September 4th, 2011 9:42am Report this comment

It's worth contrasting the thinking behind this move with that which is taking place within the EU hierarchy. Within the EU, it's clearly believed that it's possible for government to act equitably across all its people without being structured around representatives committed primarily and unashamedly to the furtherance of national or sectional interests.

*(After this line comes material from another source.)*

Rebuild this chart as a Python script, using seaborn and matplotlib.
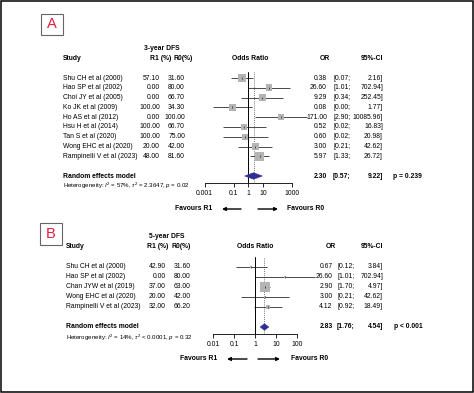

And yet, here we have in Scotland a body of thinking that deems it to be impossible for the interests of the Scottish people to be properly represented and fairly dealt with through a composite organisation drawn from the entire Union. Isn't this tantamount to saying that the political decision-making process can never be other than a melting-pot of tribal or sectional interests, out of which Darwinian selection will prevail?

Dennis Churchill

September 4th, 2011 10:16am Report this comment

Our political class is of such low quality, not much more than aged student activists in the main, no senior experience outside politics ,that a shakeup may be exactly what we need. By shake up I mean an English parliament dealing with English interests. I have just watched Andrew Marr (Scot) interviewing Michael Gove(Scot)and Alistair Darling (Scot)Alistair Darling described the mess the last PM,Gordon Brown(Scot) made of cabinet government when he took over from the previous PM,Anthony Blair (Scot)
Is it any wonder England has been turned into an over taxed, overcrowded, multicultural, riot plagued mess where the only acceptable Hate Crime is Anglophobia?
Can you detect any overriding concern about what is in the interests of England and the English in the policies we have seen imposed over the last decade or so?
A move towards either a Federal system or a complete break up at a time when the EU is losing its strangle hold is an ideal opportunity to correct the way we have been going.

Boudicca

September 4th, 2011 11:13am Report this comment

Well said Mr Churchill.

Fergus Pickering

September 4th, 2011 12:25pm Report this comment

So, cutting to the chase, do we see a Labour party of 200 seats or so constantly kept from office by a coalition of Progressives and Conservatives and Tories and Sensibles and anything you like. Led by someone not totally unalike David Cameron I'll buy that.